Point 3. and 5. really ruin the rest of your list...


It is painful but inevitable. There is no single language that does the garbage collection great on behalf of you. However we are getting closer and closer to find smarter ways to do manual garbage collection.


My only complaint is that if Java and .NET were AOT compiled to native code since the beginning, instead of leaving it to third parties while taking about 20 years to adopt it, C and C++ would be less relevant than they turned out to be.

Tracing GC is not an issue for the majority of applications, and just because a language has a GC doesn't mean it lacks support for value types, e.g. Modula-3, System C#, ...

Regarding affine types, while a great approach, the ergonomics still need to be improved.


The whole point (or rather, one of the points) of Java and .net are that they are NOT compiled to native code but to bytecode so that you can write code once and then run it on many different systems without having to compile it again.


One does not preclude the other, it is only a matter of distribution, like the mainframes taught us eons ago, by combining JIT/AOT on their toolchains.

The fact that Oracle, Microsoft, Google and Apple are now on the JIT/AOT train, tells it all.

To be fair, .NET always had AOT native compilation support from the early days, but NGEN is a simple AOT compiler only meant for faster startup.

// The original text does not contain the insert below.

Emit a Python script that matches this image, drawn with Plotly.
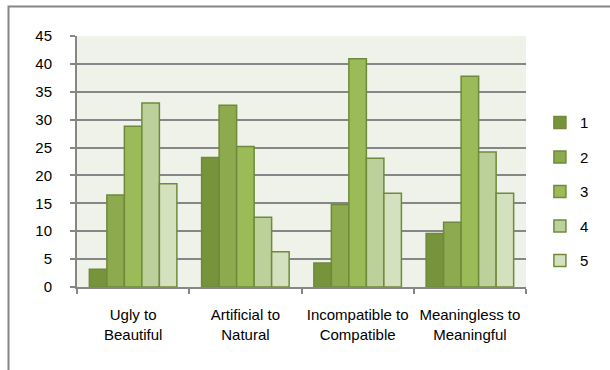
import plotly.graph_objects as go

# Rating categories on the x axis (two-line labels)
categories = ["Ugly to<br>Beautiful", "Artificial to<br>Natural",
              "Incompatible to<br>Compatible", "Meaningless to<br>Meaningful"]

# Percentage of responses for each rating level 1..5
series_names = ["1", "2", "3", "4", "5"]
rating_1 = [3.2, 23.2, 4.3, 9.6]
rating_2 = [16.5, 32.6, 14.8, 11.6]
rating_3 = [28.8, 25.2, 40.9, 37.8]
rating_4 = [33.0, 12.5, 23.1, 24.2]
rating_5 = [18.5, 6.3, 16.8, 16.8]
series_values = [rating_1, rating_2, rating_3, rating_4, rating_5]

y_ticks = [0, 5, 10, 15, 20, 25, 30, 35, 40, 45]

fills = ["#77933C", "#8EAA4E", "#9BBB59", "#BBD09A", "#D4E1BF"]
outline = "#6F8A3C"
grey = "#868686"
font_family = "Liberation Sans, Arial, sans-serif"

W, H = 610, 370
L, R, T, B = 77, 84, 36, 83

fig = go.Figure()
for name, vals, col in zip(series_names, series_values, fills):
    fig.add_trace(go.Bar(
        x=categories, y=vals, name=name, legendgroup=name,
        marker=dict(color=col, line=dict(color=outline, width=1.5)),
    ))

pw = W - L - R
ph = H - T - B
# outer chart frame (runs past the right and bottom edges of the page)
fig.add_shape(type="rect", xref="paper", yref="paper",
              x0=(8.5 - L) / pw, x1=(W + 20 - L) / pw,
              y0=-(H + 20 - T - ph) / ph, y1=1 + (T - 6.5) / ph,
              line=dict(color=grey, width=2), fillcolor="rgba(0,0,0,0)",
              layer="above")

fig.update_layout(
    width=W, height=H,
    margin=dict(l=L, r=R, t=T, b=B, pad=0),
    paper_bgcolor="white",
    plot_bgcolor="#EFF2E9",
    barmode="group", bargap=0.22, bargroupgap=0,
    font=dict(family=font_family, size=15, color="#000000"),
    showlegend=True,
    legend=dict(x=1.031, xanchor="left", y=0.72, yanchor="top",
                traceorder="grouped", tracegroupgap=12,
                font=dict(size=15), bgcolor="rgba(0,0,0,0)"),
    xaxis=dict(showgrid=False, showline=True, linecolor=grey, linewidth=2,
               ticks="outside", tickson="boundaries", ticklen=5, tickcolor=grey,
               tickwidth=1.5, ticklabelstandoff=13, tickfont=dict(size=15)),
    yaxis=dict(range=[0, 45], tickvals=y_ticks, showgrid=True, gridcolor=grey,
               gridwidth=2, showline=True, linecolor=grey, linewidth=2,
               ticks="outside", ticklen=5, tickcolor=grey, tickwidth=2,
               ticklabelstandoff=15, zeroline=False, tickfont=dict(size=15)),
)

fig.write_html("out.html")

Even hello world programs tend to show different performance characteristics on different OS/platforms. The idea of write once, run everywhere is over. In a moderately complex software, changing the OS/platform is a non trivial problem. Recompiling the code (which is mostly automated) is the least problematic part of it.


Are you familiar with the joys of autoconf, cmake and friends? Have you tried writing a non-trivial application that simply compiles on different flavors of Linux and Windows? Compiling on different platforms is also a non-trivial problem. Having a virtualised platform that abstracts away differences between OS makes it vastly easier to write portable applications.

For many applications running on a VM on different platforms Just Works. The idea is most definitely not over, in fact it is becoming ever more popular. Just look at the rise of abominations like Electron.


Those joys are only enjoyed for those that insist into using C with POSIX APIs covering for lack of a rich standard library.

We don't need VMs, what we need is rich libraries and there are plenty of languages with support for AOT compilation to native code with such libraries.

Something that even C++ is finally adopting.

Regarding Electron, I hope it joins MSHTML in a couple of years.


Modern garbage collectors are actually okay for most workloads. "Great" is not necessary for almost all applications.


Ruby, using RubyMotion.

PHP, using HipHop.


What is a web programming language? Is that like C++ because I write all my servers in it?